18 thoughts on “The Snake

  1. Indeed, that was a long snake! Glad Henry was around to dispatch the snakes for you (even the harmless ones). Loved your various architectural small houses! You were quite creative!

  2. You did a lot of building! Wonderful to have the space, time and materials to build such a variety of structures. I don’t think I ever built anything more complex than a wooden block or Lego structure. I am so impressed! Glad you got some pictures of your creations too.

    1. Doing this post made me wish we had cleared out our yard here and fenced it so that the grandchildren would have been able to play out there. Space for a garden and space for the grandchildren to have a yard to use should have been among the important things to look for in a house.

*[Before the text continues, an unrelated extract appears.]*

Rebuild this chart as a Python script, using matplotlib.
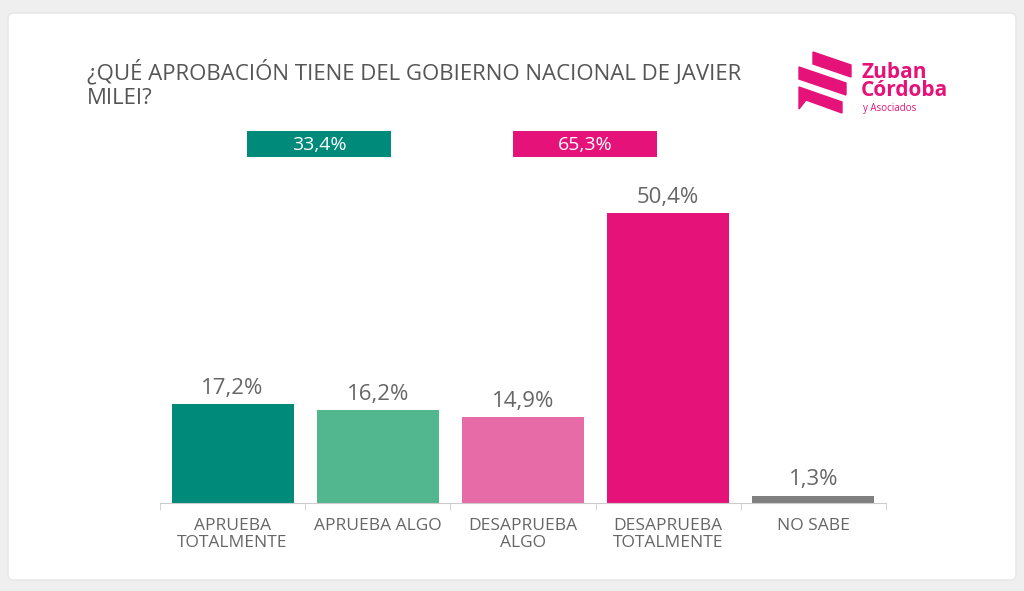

  3. Yikes, I think I’d have been terrified to find that snake. I was never all that much of the “outdoorsy” type… I did play in the woods behind our house in my childhood, but I can’t recall ever building a hut. I went (or was sent away!) on a scout camp for a week once when I was about 11, but did not enjoy the “wildlife”…

    1. I didn’t like finding it there, but I don’t remember being terrified. We used to go to camp for a week for several years. I think we got more wildlife staying home. Girls didn’t get to camp out and I only remember one hike through the pine woods, which smelled wonderful. I always liked the outdoors and I miss it since we moved back to the city.

  4. really loved seeing all the different things that you built growing up! so interesting that you don’t remember necessarily hanging out in them but were consistent in building them across moves and years. they look like pretty sound structures and it was cool to see the different materials and techniques that you used ( like leaf weaving!). do you think you would still be able to build a sort of tent/shelter situation out of natural objects?

    1. If we were on the run and had to build a shelter, I could design it if you would build it. After I was an adult, my outside activity was designing and growing my gardens. I’m really sorry I didn’t look for a garden spot when we were looking for a house here.

  5. What a great story! In regards to the snake . . . sorry, a dead one is a good one in my book. I know that’s a “be kind to nature” thing to say. But, it is how I feel whenever I see one! ?

  6. This was a perfect spin on the Sepia Saturday theme. Snakes are general beneficial creatures to have around, though recently I met a man who suffered a very debilitating hand injury after being bitten by a copperhead snake that was hidden in his garden compost pile. When I has a kid I had a fake rubber snake about 3 feet long which I lost one winter. Later in the spring my dad was mowing the lawn and uncovered it. Believing it was a real snake (it looked like a rattlesnake) he quickly chopped off its rubber head. We always laughed at his story but I think he took some pride in at least following the proper country boy protocol in dispatching it.

  7. Ah, someone after my own heart! I’ve talked before about envying my cousin who had a real playhouse & how I wanted one so badly but had to settle for army surplus tent canvas draped over an old swing set, or a beach umbrella stuck in the ground with blankets & sheets clothes-pinned around it. Thinking back on the days spent playing in those make-shift ‘playhouses’ however, brings all kinds or wonderful memories just as you have for the private little places you built for yourself. And kudos for cleverly using the snake to match the prompt! 🙂

    1. I think the swing set would be a great frame for a canvas tent. You could even stand up in it. I thought of the snake photo as soon as I saw the prompt. Luckily I found it in time. My photos are in awful order these days. After I used them, I didn’t put them back where they should have been. I need to go through and fix that. It will save time in the end.